*Records:*
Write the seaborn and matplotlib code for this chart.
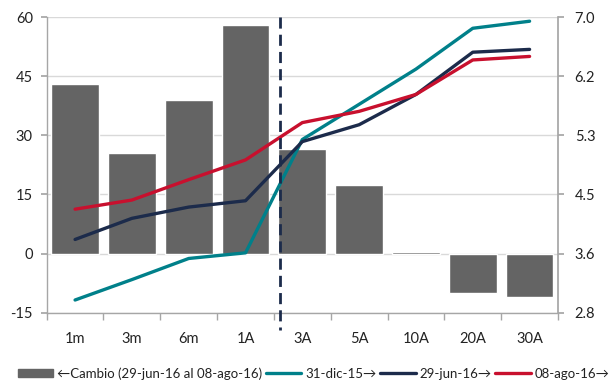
import numpy as np
import pandas as pd
import matplotlib
matplotlib.use("Agg")
import matplotlib.pyplot as plt
from matplotlib.patches import Patch
from matplotlib.lines import Line2D
import seaborn as sns

# Plazos de la curva
plazos = ["1m", "3m", "6m", "1A", "3A", "5A", "10A", "20A", "30A"]

# Cambio en puntos base (eje izquierdo)
cambio = [43, 25.5, 39, 58, 26.5, 17.5, 0.3, -10, -11]

# Tasas (%) por fecha (eje derecho)
tasa_31dic15 = [2.98, 3.27, 3.57, 3.65, 5.26, 5.76, 6.26, 6.84, 6.94]
tasa_29jun16 = [3.84, 4.14, 4.30, 4.39, 5.23, 5.47, 5.90, 6.50, 6.54]
tasa_08ago16 = [4.27, 4.40, 4.69, 4.97, 5.50, 5.66, 5.90, 6.39, 6.44]

etiquetas = ["\u2190Cambio (29-jun-16 al 08-ago-16)", "31-dic-15\u2192",
             "29-jun-16\u2192", "08-ago-16\u2192"]

c_barra = "#646464"
c_teal = "#00808a"
c_navy = "#1c2b4b"
c_rojo = "#c8102e"
c_gris = "#a6a6a6"

sns.set_theme(style="white")
plt.rcParams["font.family"] = ["Lato", "DejaVu Sans"]
plt.rcParams["axes.unicode_minus"] = False

fig = plt.figure(figsize=(6.15, 3.83), dpi=100)
ax = fig.add_axes([0.0759, 0.1836, 0.9073 - 0.0759, 0.9556 - 0.1836])

df_bar = pd.DataFrame({"plazo": plazos, "cambio": cambio})
sns.barplot(data=df_bar, x="plazo", y="cambio", color=c_barra, saturation=1,
            width=0.84, ax=ax, zorder=2)

ax.set_ylim(-15, 60)
ax.set_yticks(np.arange(-15, 61, 15))
ax.set_xlim(-0.5, len(plazos) - 0.5)
ax.set_xlabel("")
ax.set_ylabel("")
ax.yaxis.grid(True, color="#d9d9d9", lw=1, zorder=0)
ax.set_axisbelow(True)
for s in ["top", "right"]:
    ax.spines[s].set_visible(False)
for s in ["left", "bottom"]:
    ax.spines[s].set_color(c_gris)
    ax.spines[s].set_linewidth(1)
ax.tick_params(axis="y", which="major", left=True, length=4, color=c_gris,
               labelsize=10.5, labelcolor="#222222", pad=6)
ax.set_xticks(np.arange(len(plazos)))
ax.set_xticklabels(plazos)
ax.tick_params(axis="x", which="major", bottom=False, length=0,
               labelsize=10.5, labelcolor="#222222", pad=14)
ax.set_xticks(np.arange(-0.5, len(plazos), 1), minor=True)
ax.tick_params(axis="x", which="minor", bottom=True, length=5, color=c_gris)

ax2 = ax.twinx()
pos = np.arange(len(plazos))
df_lin = pd.DataFrame({
    "pos": np.tile(pos, 3),
    "tasa": tasa_31dic15 + tasa_29jun16 + tasa_08ago16,
    "fecha": np.repeat(etiquetas[1:], len(plazos)),
})
sns.lineplot(data=df_lin, x="pos", y="tasa", hue="fecha",
             palette=[c_teal, c_navy, c_rojo], lw=2.4, sort=False,
             legend=False, ax=ax2)
ax2.set_ylim(2.8, 7.0)
rticks = np.linspace(2.8, 7.0, 6)
ax2.set_yticks(rticks)
ax2.set_yticklabels([f"{t:.1f}" for t in rticks])
ax2.set_xlim(-0.5, len(plazos) - 0.5)
ax2.set_xlabel("")
ax2.set_ylabel("")
for s in ["top", "left", "bottom"]:
    ax2.spines[s].set_visible(False)
ax2.spines["right"].set_color(c_gris)
ax2.tick_params(axis="y", right=True, length=4, color=c_gris,
                labelsize=10.5, labelcolor="#222222", pad=8)

# Separador entre corto y largo plazo
ax2.plot([3.6, 3.6], [60, -19.5], transform=ax.transData, color=c_navy,
         lw=2, ls=(0, (4, 2.2)), clip_on=False, zorder=5)

handles = [
    Patch(facecolor=c_barra, edgecolor=c_barra),
    Line2D([], [], color=c_teal, lw=2.4),
    Line2D([], [], color=c_navy, lw=2.4),
    Line2D([], [], color=c_rojo, lw=2.4),
]
fig.legend(handles, etiquetas, loc="lower center", bbox_to_anchor=(0.51, -0.022),
           ncol=4, frameon=False, fontsize=9.5, handlelength=2.7,
           handleheight=0.6, handletextpad=0.3, columnspacing=0.25,
           labelcolor="#222222")

fig.savefig("out.png", dpi=100)
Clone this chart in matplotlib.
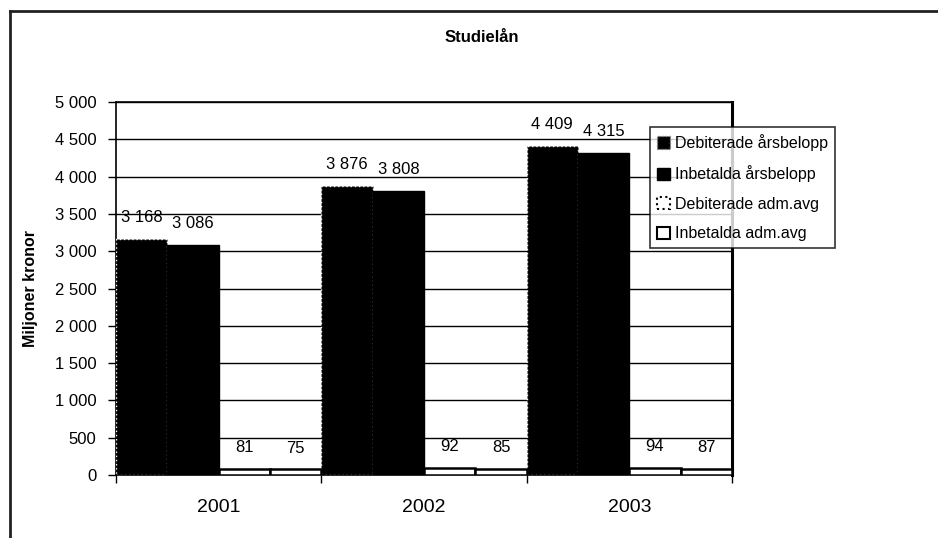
import numpy as np
import matplotlib
matplotlib.use("Agg")
import matplotlib.pyplot as plt
from matplotlib.lines import Line2D
from matplotlib.patches import Patch

plt.rcParams['font.family'] = ['Liberation Sans', 'DejaVu Sans']

# Data (miljoner kronor)
years = ["2001", "2002", "2003"]
debiterade_arsbelopp = [3168, 3876, 4409]
inbetalda_arsbelopp = [3086, 3808, 4315]
debiterade_admavg = [81, 92, 94]
inbetalda_admavg = [75, 85, 87]
series_names = ["Debiterade årsbelopp", "Inbetalda årsbelopp",
                "Debiterade adm.avg", "Inbetalda adm.avg"]
y_ticks = [0, 500, 1000, 1500, 2000, 2500, 3000, 3500, 4000, 4500, 5000]


def fmt(v):
    # Swedish style thousands separator
    return f"{v:,.0f}".replace(",", " ")


fig = plt.figure(figsize=(9.38, 5.38), dpi=100)
ax = fig.add_axes([0.1237, 0.1171, 0.6567, 0.6933])

x = np.arange(len(years))
width = 0.25
series = [debiterade_arsbelopp, inbetalda_arsbelopp, debiterade_admavg, inbetalda_admavg]
styles = [
    dict(facecolor="black", edgecolor="white", linestyle=(0, (1, 2)), linewidth=1.0),
    dict(facecolor="black", edgecolor="black", linewidth=1.0),
    dict(facecolor="white", edgecolor="black", linewidth=1.8),
    dict(facecolor="white", edgecolor="black", linewidth=1.8),
]

for i, (vals, st) in enumerate(zip(series, styles)):
    pos = x - 0.5 + width * i + width / 2
    ax.bar(pos, vals, width, zorder=3, **st)
    for p, v in zip(pos, vals):
        ax.annotate(fmt(v), (p, v), xytext=(0, 10), textcoords="offset points",
                    ha="center", va="bottom", fontsize=12, zorder=4)

# Axes setup
ax.set_xlim(-0.5, len(years) - 0.5)
ax.set_ylim(0, 5000)
ax.set_yticks(y_ticks)
ax.set_yticklabels([fmt(t) for t in y_ticks], fontsize=12)
ax.yaxis.grid(True, color="black", linewidth=1.0, zorder=0)
ax.set_axisbelow(True)

ax.set_xticks(x)
ax.set_xticklabels(years, fontsize=14)
ax.tick_params(axis="x", which="major", length=0, pad=17)
ax.set_xticks(np.arange(-0.5, len(years)), minor=True)
ax.tick_params(axis="x", which="minor", length=6, width=1, direction="out")
ax.tick_params(axis="y", length=6, width=1, direction="out", pad=8)

for side in ["left", "bottom", "top"]:
    ax.spines[side].set_linewidth(1.2)
ax.spines["right"].set_linewidth(2.2)

ax.set_ylabel("Miljoner kronor", fontsize=11.5, fontweight="bold", labelpad=12)
fig.text(482 / 938, 1 - 38 / 538, "Studielån", ha="center", va="center",
         fontsize=12, fontweight="bold")

# Legend
handles = [
    Patch(facecolor="black", edgecolor="#888888", linestyle=":", linewidth=1),
    Patch(facecolor="black", edgecolor="black"),
    Patch(facecolor="white", edgecolor="black", linestyle=":", linewidth=1.5),
    Patch(facecolor="white", edgecolor="black", linewidth=1.5),
]
leg = fig.legend(handles, series_names, loc="upper left",
                 bbox_to_anchor=(650 / 938, 1 - 127 / 538), fontsize=11.5,
                 frameon=True, fancybox=False, edgecolor="black",
                 handlelength=0.8, handleheight=0.8, handletextpad=0.3,
                 labelspacing=0.9, borderpad=0.45, borderaxespad=0)
leg.get_frame().set_linewidth(1.2)

# Outer chart frame (only left and top visible)
fig.add_artist(Line2D([10 / 938, 10 / 938], [0, 1 - 11 / 538], color="#222222",
                      linewidth=2, transform=fig.transFigure))
fig.add_artist(Line2D([10 / 938, 1], [1 - 11 / 538, 1 - 11 / 538], color="#222222",
                      linewidth=2, transform=fig.transFigure))

fig.savefig("out.png", dpi=100)
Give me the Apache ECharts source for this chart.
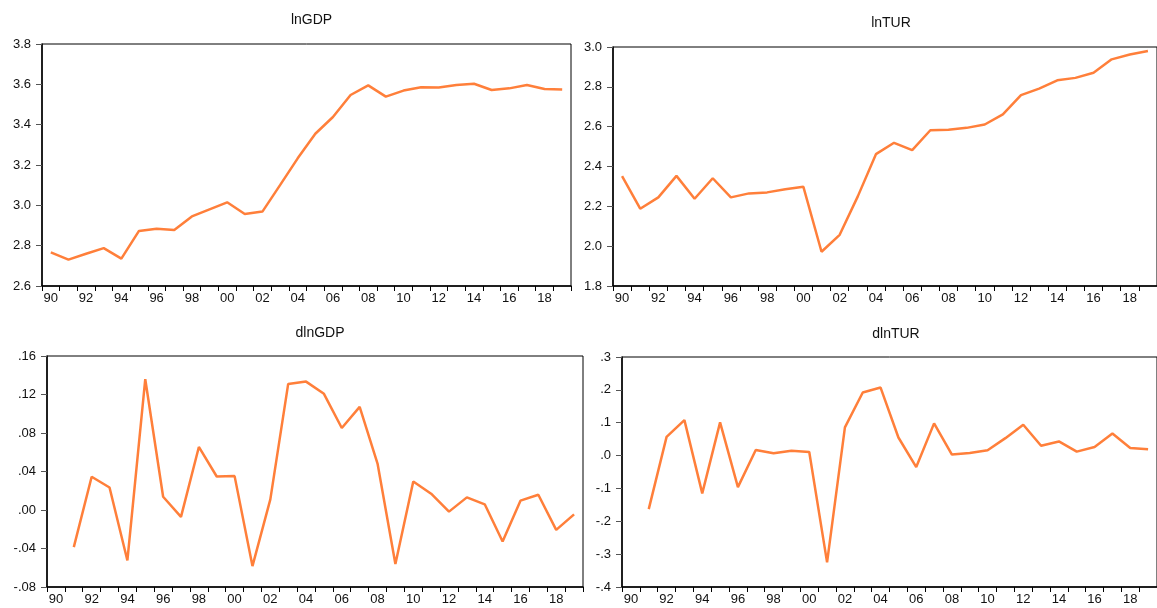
<!DOCTYPE html>
<html>
<head>
<meta charset="utf-8">
<script src="https://cdn.jsdelivr.net/npm/echarts@6/dist/echarts.min.js"></script>
<style>
html,body{margin:0;padding:0;background:#fff;}
#chart{width:1157px;height:608px;}
</style>
</head>
<body>
<div id="chart"></div>
<script>
const years = ['1990','1991','1992','1993','1994','1995','1996','1997','1998','1999',
  '2000','2001','2002','2003','2004','2005','2006','2007','2008','2009',
  '2010','2011','2012','2013','2014','2015','2016','2017','2018','2019'];

const lnGDP = [2.767, 2.731, 2.760, 2.788, 2.736, 2.873, 2.884, 2.878, 2.945, 2.980,
  3.015, 2.957, 2.969, 3.100, 3.233, 3.355, 3.438, 3.547, 3.595, 3.539,
  3.569, 3.586, 3.584, 3.597, 3.603, 3.572, 3.580, 3.597, 3.577, 3.574];

const lnTUR = [2.352, 2.188, 2.245, 2.353, 2.238, 2.341, 2.245, 2.265, 2.270, 2.286,
  2.298, 1.972, 2.057, 2.250, 2.462, 2.519, 2.482, 2.582, 2.585, 2.594,
  2.611, 2.662, 2.758, 2.791, 2.833, 2.845, 2.871, 2.938, 2.962, 2.980];

const dlnGDP = [null, -0.0386, 0.0345, 0.0234, -0.0524, 0.1359, 0.0138, -0.0072, 0.0655, 0.0348,
  0.0352, -0.0583, 0.0110, 0.1310, 0.1334, 0.1207, 0.0852, 0.1072, 0.0483, -0.0562,
  0.0297, 0.0169, -0.0017, 0.0131, 0.0059, -0.0328, 0.0097, 0.0159, -0.0207, -0.0045];

const dlnTUR = [null, -0.163, 0.057, 0.108, -0.115, 0.101, -0.096, 0.017, 0.007, 0.015,
  0.011, -0.325, 0.086, 0.192, 0.207, 0.055, -0.035, 0.098, 0.003, 0.008,
  0.016, 0.053, 0.094, 0.030, 0.043, 0.012, 0.026, 0.067, 0.023, 0.019];

const titles = ['lnGDP', 'lnTUR', 'dlnGDP', 'dlnTUR'];
const seriesData = [lnGDP, lnTUR, dlnGDP, dlnTUR];
const yMin = [2.6, 1.8, -0.08, -0.4];
const yMax = [3.8, 3.0, 0.16, 0.3];
const yStep = [0.2, 0.2, 0.04, 0.1];
const yDigits = [1, 1, 2, 1];
const yLeadingZero = [true, true, false, false];

const grids = [
  {left: 42, top: 44, width: 529, height: 242},
  {left: 613, top: 47, width: 546, height: 239},
  {left: 47, top: 356, width: 536, height: 231},
  {left: 622, top: 357, width: 538, height: 230}
];
const titleTops = [8, 11, 321, 322];

const FONT = 'Liberation Sans, Arial, sans-serif';
const LINE_COLOR = '#FF7F3A';

const option = {
  animation: false,
  backgroundColor: '#fff',
  title: titles.map((t, i) => ({
    text: t,
    left: grids[i].left + grids[i].width / 2,
    top: titleTops[i],
    textAlign: 'center',
    textStyle: {fontSize: 14, fontWeight: 'normal', color: '#111', fontFamily: FONT}
  })),
  grid: grids.map(g => Object.assign({show: true, borderColor: '#000', borderWidth: 1, backgroundColor: 'transparent'}, g)),
  xAxis: grids.map((g, i) => ({
    type: 'category',
    gridIndex: i,
    data: years,
    boundaryGap: true,
    axisLine: {onZero: false, lineStyle: {color: '#000', width: 1.5}},
    axisTick: {show: true, interval: 0, length: 5, inside: false, lineStyle: {color: '#000', width: 1}},
    axisLabel: {
      interval: 1,
      margin: 6,
      color: '#111',
      fontSize: 13,
      fontFamily: FONT,
      formatter: v => v.slice(2)
    },
    splitLine: {show: false}
  })),
  yAxis: grids.map((g, i) => ({
    type: 'value',
    gridIndex: i,
    min: yMin[i],
    max: yMax[i],
    interval: yStep[i],
    axisLine: {show: true, onZero: false, lineStyle: {color: '#000', width: 1.5}},
    axisTick: {show: true, length: 6, lineStyle: {color: '#555', width: 1}},
    axisLabel: {
      margin: 11,
      color: '#111',
      fontSize: 13,
      fontFamily: FONT,
      formatter: v => {
        let s = v.toFixed(yDigits[i]);
        if (/^-0\.0+$/.test(s)) s = s.slice(1);
        if (!yLeadingZero[i]) s = s.replace(/^(-?)0\./, '$1.');
        return s;
      }
    },
    splitLine: {show: false}
  })),
  series: seriesData.map((d, i) => ({
    type: 'line',
    xAxisIndex: i,
    yAxisIndex: i,
    data: d,
    symbol: 'none',
    connectNulls: false,
    lineStyle: {color: LINE_COLOR, width: 2.5},
    itemStyle: {color: LINE_COLOR}
  }))
};

const chart = echarts.init(document.getElementById('chart'), null, {renderer: 'canvas'});
chart.setOption(option);
</script>
</body>
</html>
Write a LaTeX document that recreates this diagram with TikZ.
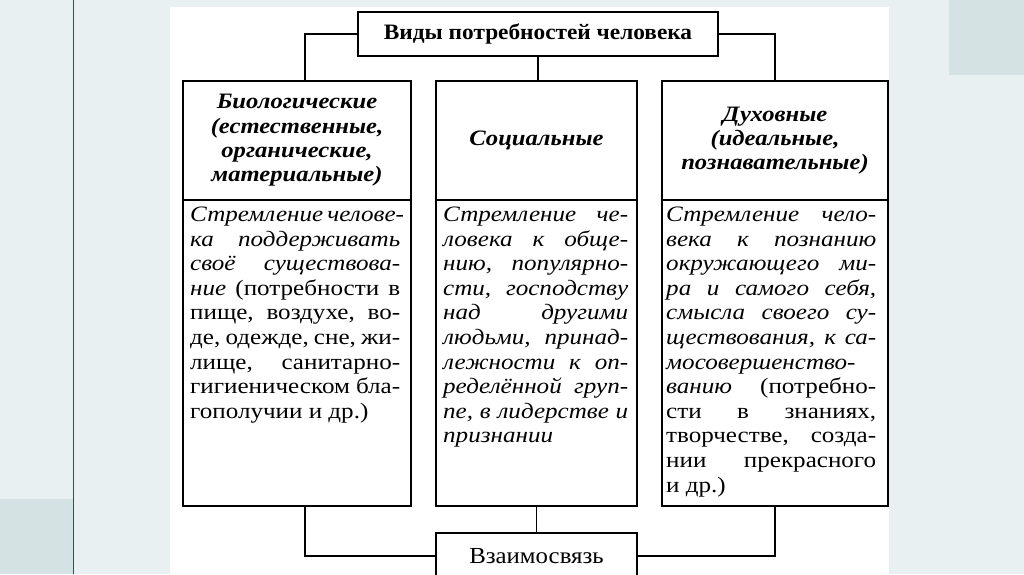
\documentclass[tikz,border=0pt]{standalone}
\usepackage{fontspec}
\setmainfont{Liberation Serif}
\newfontfamily\bodyfont{Liberation Serif}[FakeStretch=1.14]
\newfontfamily\headfont{Liberation Serif}[FakeStretch=1.12]
\newfontfamily\titlefont{Liberation Serif}[FakeStretch=1.06]
\newfontfamily\vzfont{Liberation Serif}[FakeStretch=1.08]
\definecolor{bgl}{HTML}{E8F0F1}
\definecolor{bgd}{HTML}{D4E2E3}
\definecolor{vline}{HTML}{34504F}
\newcommand\JL[2]{\makebox[#1][s]{\strut #2}}
\newcommand\LL[1]{\strut #1}
\begin{document}
\begin{tikzpicture}[x=1pt,y=-1pt,
  boxline/.style={draw=black, line width=1.3pt},
  hdr/.style={boxline, rectangle, inner sep=0pt, align=center, minimum height=119pt,
    font=\headfont\bfseries\itshape\fontsize{22}{24.3}\selectfont},
  bdy/.style={boxline, rectangle, inner sep=0pt, minimum height=306pt},
  txt/.style={inner sep=0pt, anchor=north west, align=left,
    font=\bodyfont\fontsize{22}{24.6}\selectfont},
  conn/.style={draw=black, line width=1.2pt}]
\useasboundingbox (0,0) rectangle (1024,574);
\clip (0,0) rectangle (1024,574);
\fill[bgl] (0,0) rectangle (1024,574);
\fill[bgd] (949,0) rectangle (1024,75);
\fill[bgd] (0,499) rectangle (73,574);
\draw[vline, line width=1.5pt] (73.5,0) -- (73.5,574);
\fill[white] (170,7) rectangle (889,574);

\node[boxline, rectangle, inner sep=0pt, minimum width=360pt, minimum height=44pt,
  font=\titlefont\bfseries\fontsize{22}{24}\selectfont] (tt) at (538,34) {Виды потребностей человека};

\node[hdr, minimum width=228pt] (bioH) at (297,140.5)
  {Биологические\\(естественные,\\органические,\\материальные)};
\node[hdr, minimum width=201pt] (socH) at (536.5,140.5) {Социальные};
\node[hdr, minimum width=226pt] (dukH) at (775,140.5)
  {Духовные\\(идеальные,\\познавательные)};

\node[bdy, minimum width=228pt] (bioB) at (297,353) {};
\node[bdy, minimum width=201pt] (socB) at (536.5,353) {};
\node[bdy, minimum width=226pt] (dukB) at (775,353) {};

\node[boxline, rectangle, inner sep=0pt, minimum width=201pt, minimum height=46pt,
  font=\vzfont\fontsize{23}{24}\selectfont] (vz) at (536.5,556) {Взаимосвязь};

\node[txt] (bioT) at (190,204) {%
\JL{210pt}{\itshape Стремление челове-}\\
\JL{210pt}{\itshape ка поддерживать}\\
\JL{210pt}{\itshape своё существова-}\\
\JL{210pt}{\textit{ние} (потребности в}\\
\JL{210pt}{пище, воздухе, во-}\\
\JL{210pt}{де, одежде, сне, жи-}\\
\JL{210pt}{лище, санитарно-}\\
\JL{210pt}{гигиеническом бла-}\\
\LL{гополучии и др.)}};

\node[txt] (socT) at (443,204) {%
\JL{185pt}{\itshape Стремление че-}\\
\JL{185pt}{\itshape ловека к обще-}\\
\JL{185pt}{\itshape нию, популярно-}\\
\JL{185pt}{\itshape сти, господству}\\
\JL{185pt}{\itshape над другими}\\
\JL{185pt}{\itshape людьми, принад-}\\
\JL{185pt}{\itshape лежности к оп-}\\
\JL{185pt}{\itshape ределённой груп-}\\
\JL{185pt}{\itshape пе, в лидерстве и}\\
\LL{\itshape признании}};

\node[txt] (dukT) at (666,204) {%
\JL{210pt}{\itshape Стремление чело-}\\
\JL{210pt}{\itshape века к познанию}\\
\JL{210pt}{\itshape окружающего ми-}\\
\JL{210pt}{\itshape ра и самого себя,}\\
\JL{210pt}{\itshape смысла своего су-}\\
\JL{210pt}{\itshape ществования, к са-}\\
\LL{\itshape мосовершенство-}\\
\JL{210pt}{\textit{ванию} (потребно-}\\
\JL{210pt}{сти в знаниях,}\\
\JL{210pt}{творчестве, созда-}\\
\JL{210pt}{нии прекрасного}\\
\LL{и др.)}};

\draw[conn] (tt.west) -| ([xshift=8pt]bioH.north);
\draw[conn] (tt.east) -| (dukH.north);
\draw[conn] (tt.south) -- (tt.south |- socH.north);
\draw[conn] ([xshift=8pt]bioB.south) |- (vz.west);
\draw[conn] (dukB.south) |- (vz.east);
\draw[conn] (socB.south) -- (socB.south |- vz.north);
\end{tikzpicture}
\end{document}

*Your task:*
Copy exactly the part of the material above that opens with the line containing "Write a LaTeX" and closes with the line containing "(vz) at (536.5,556)", ends included. Drop the images.

*Exercise response:*
Write a LaTeX document that recreates this diagram with TikZ.
\documentclass[tikz,border=0pt]{standalone}
\usepackage{fontspec}
\setmainfont{Liberation Serif}
\newfontfamily\bodyfont{Liberation Serif}[FakeStretch=1.14]
\newfontfamily\headfont{Liberation Serif}[FakeStretch=1.12]
\newfontfamily\titlefont{Liberation Serif}[FakeStretch=1.06]
\newfontfamily\vzfont{Liberation Serif}[FakeStretch=1.08]
\definecolor{bgl}{HTML}{E8F0F1}
\definecolor{bgd}{HTML}{D4E2E3}
\definecolor{vline}{HTML}{34504F}
\newcommand\JL[2]{\makebox[#1][s]{\strut #2}}
\newcommand\LL[1]{\strut #1}
\begin{document}
\begin{tikzpicture}[x=1pt,y=-1pt,
  boxline/.style={draw=black, line width=1.3pt},
  hdr/.style={boxline, rectangle, inner sep=0pt, align=center, minimum height=119pt,
    font=\headfont\bfseries\itshape\fontsize{22}{24.3}\selectfont},
  bdy/.style={boxline, rectangle, inner sep=0pt, minimum height=306pt},
  txt/.style={inner sep=0pt, anchor=north west, align=left,
    font=\bodyfont\fontsize{22}{24.6}\selectfont},
  conn/.style={draw=black, line width=1.2pt}]
\useasboundingbox (0,0) rectangle (1024,574);
\clip (0,0) rectangle (1024,574);
\fill[bgl] (0,0) rectangle (1024,574);
\fill[bgd] (949,0) rectangle (1024,75);
\fill[bgd] (0,499) rectangle (73,574);
\draw[vline, line width=1.5pt] (73.5,0) -- (73.5,574);
\fill[white] (170,7) rectangle (889,574);

\node[boxline, rectangle, inner sep=0pt, minimum width=360pt, minimum height=44pt,
  font=\titlefont\bfseries\fontsize{22}{24}\selectfont] (tt) at (538,34) {Виды потребностей человека};

\node[hdr, minimum width=228pt] (bioH) at (297,140.5)
  {Биологические\\(естественные,\\органические,\\материальные)};
\node[hdr, minimum width=201pt] (socH) at (536.5,140.5) {Социальные};
\node[hdr, minimum width=226pt] (dukH) at (775,140.5)
  {Духовные\\(идеальные,\\познавательные)};

\node[bdy, minimum width=228pt] (bioB) at (297,353) {};
\node[bdy, minimum width=201pt] (socB) at (536.5,353) {};
\node[bdy, minimum width=226pt] (dukB) at (775,353) {};

\node[boxline, rectangle, inner sep=0pt, minimum width=201pt, minimum height=46pt,
  font=\vzfont\fontsize{23}{24}\selectfont] (vz) at (536.5,556) {Взаимосвязь};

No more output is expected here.